PROBLEM TO WORK ON
Copy out the whole listing exactly as written, leaving the pictures behind.

+++

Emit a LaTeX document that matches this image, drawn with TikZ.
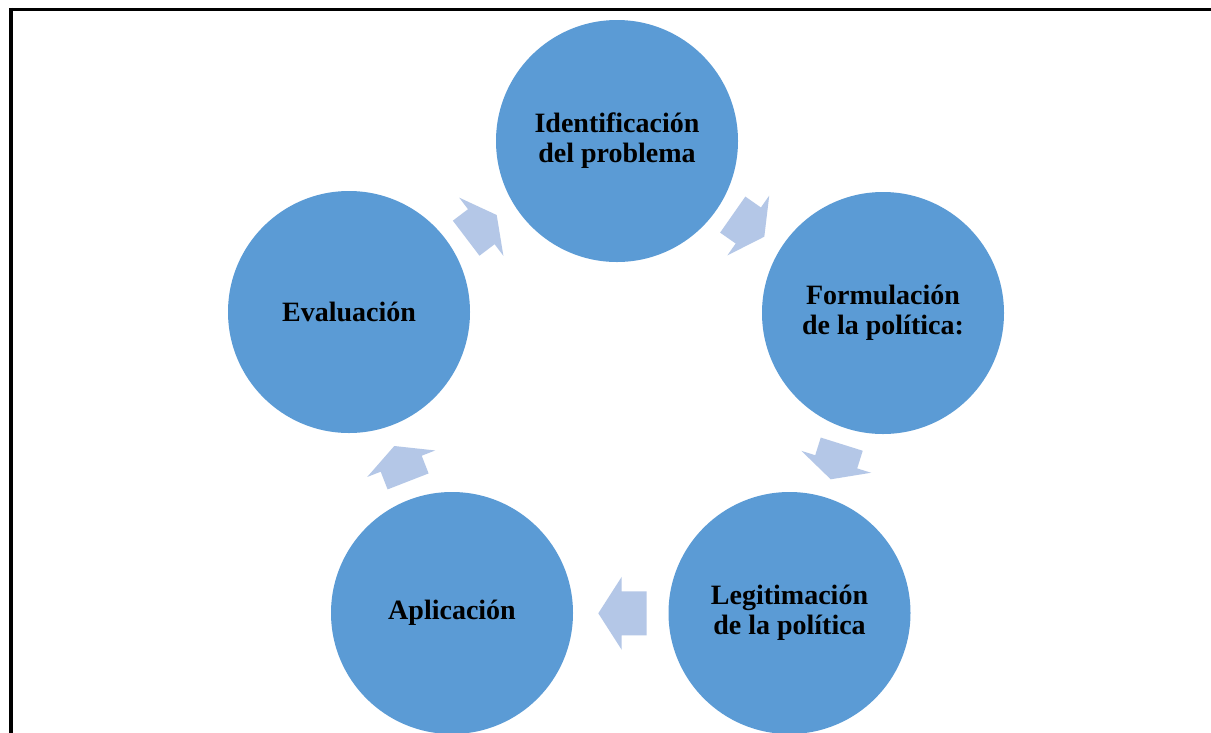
\documentclass[tikz,border=0pt]{standalone}
\usepackage{fontspec}
\setmainfont{Liberation Serif}
\usetikzlibrary{calc}
\definecolor{circblue}{HTML}{5B9BD5}
\definecolor{arrowblue}{HTML}{B4C7E7}
\newcommand\cyclearrow[4]{% name, base midpoint, tip, shaft length
  \coordinate (#1-bk) at ($(#2)!#4!180:(#3)$);
  \fill[arrowshape] (#3) -- ($(#2)!36.5pt!90:(#3)$) -- ($(#2)!22pt!90:(#3)$)
    -- ($(#1-bk)!22pt!90:(#3)$) -- ($(#1-bk)!22pt!-90:(#3)$)
    -- ($(#2)!22pt!-90:(#3)$) -- ($(#2)!36.5pt!-90:(#3)$) -- cycle;
}
\begin{document}
\begin{tikzpicture}[x=1pt,y=-1pt,
  stage/.style={circle, fill=circblue, minimum size=242pt, inner sep=0pt,
    align=center, font=\fontsize{28}{30}\selectfont\bfseries},
  arrowshape/.style={fill=arrowblue}]
\useasboundingbox (0,0) rectangle (1211,732);
\clip (0,0) rectangle (1211,732);
\fill[white] (0,0) rectangle (1211,732);
% frame
\draw[line width=4pt] (11,7.75) -- (11,745);
\draw[line width=3.5pt] (9,9.5) -- (1225,9.5);
% stages
\node[stage] (ident) at (617,141) {Identificación\\del problema};
\node[stage] (formul) at (883,313) {Formulación\\de la política:};
\node[stage] (legit) at (789.5,613) {Legitimación\\de la política};
\node[stage] (aplic) at (452,613) {Aplicación};
\node[stage] (eval) at (349,312) {Evaluación};
% arrow anchors
\coordinate (a1b) at (481.3,226.7); \coordinate (a1t) at (496.7,215);
\coordinate (a2b) at (748.3,225.5); \coordinate (a2t) at (764.3,236.7);
\coordinate (a3b) at (836.2,461.8); \coordinate (a3t) at (830.7,479.3);
\coordinate (a4b) at (621.7,613.3); \coordinate (a4t) at (598.3,613.3);
\coordinate (a5b) at (401.2,463.7); \coordinate (a5t) at (394.3,446);
\cyclearrow{a1}{a1b}{a1t}{19pt}
\cyclearrow{a2}{a2b}{a2t}{19pt}
\cyclearrow{a3}{a3b}{a3t}{18.5pt}
\cyclearrow{a4}{a4b}{a4t}{25pt}
\cyclearrow{a5}{a5b}{a5t}{19pt}
\end{tikzpicture}
\end{document}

+++

RESPONSE TO THE EXERCISE
Emit a LaTeX document that matches this image, drawn with TikZ.
\documentclass[tikz,border=0pt]{standalone}
\usepackage{fontspec}
\setmainfont{Liberation Serif}
\usetikzlibrary{calc}
\definecolor{circblue}{HTML}{5B9BD5}
\definecolor{arrowblue}{HTML}{B4C7E7}
\newcommand\cyclearrow[4]{% name, base midpoint, tip, shaft length
  \coordinate (#1-bk) at ($(#2)!#4!180:(#3)$);
  \fill[arrowshape] (#3) -- ($(#2)!36.5pt!90:(#3)$) -- ($(#2)!22pt!90:(#3)$)
    -- ($(#1-bk)!22pt!90:(#3)$) -- ($(#1-bk)!22pt!-90:(#3)$)
    -- ($(#2)!22pt!-90:(#3)$) -- ($(#2)!36.5pt!-90:(#3)$) -- cycle;
}
\begin{document}
\begin{tikzpicture}[x=1pt,y=-1pt,
  stage/.style={circle, fill=circblue, minimum size=242pt, inner sep=0pt,
    align=center, font=\fontsize{28}{30}\selectfont\bfseries},
  arrowshape/.style={fill=arrowblue}]
\useasboundingbox (0,0) rectangle (1211,732);
\clip (0,0) rectangle (1211,732);
\fill[white] (0,0) rectangle (1211,732);
% frame
\draw[line width=4pt] (11,7.75) -- (11,745);
\draw[line width=3.5pt] (9,9.5) -- (1225,9.5);
% stages
\node[stage] (ident) at (617,141) {Identificación\\del problema};
\node[stage] (formul) at (883,313) {Formulación\\de la política:};
\node[stage] (legit) at (789.5,613) {Legitimación\\de la política};
\node[stage] (aplic) at (452,613) {Aplicación};
\node[stage] (eval) at (349,312) {Evaluación};
% arrow anchors
\coordinate (a1b) at (481.3,226.7); \coordinate (a1t) at (496.7,215);
\coordinate (a2b) at (748.3,225.5); \coordinate (a2t) at (764.3,236.7);
\coordinate (a3b) at (836.2,461.8); \coordinate (a3t) at (830.7,479.3);
\coordinate (a4b) at (621.7,613.3); \coordinate (a4t) at (598.3,613.3);
\coordinate (a5b) at (401.2,463.7); \coordinate (a5t) at (394.3,446);
\cyclearrow{a1}{a1b}{a1t}{19pt}
\cyclearrow{a2}{a2b}{a2t}{19pt}
\cyclearrow{a3}{a3b}{a3t}{18.5pt}
\cyclearrow{a4}{a4b}{a4t}{25pt}
\cyclearrow{a5}{a5b}{a5t}{19pt}
\end{tikzpicture}
\end{document}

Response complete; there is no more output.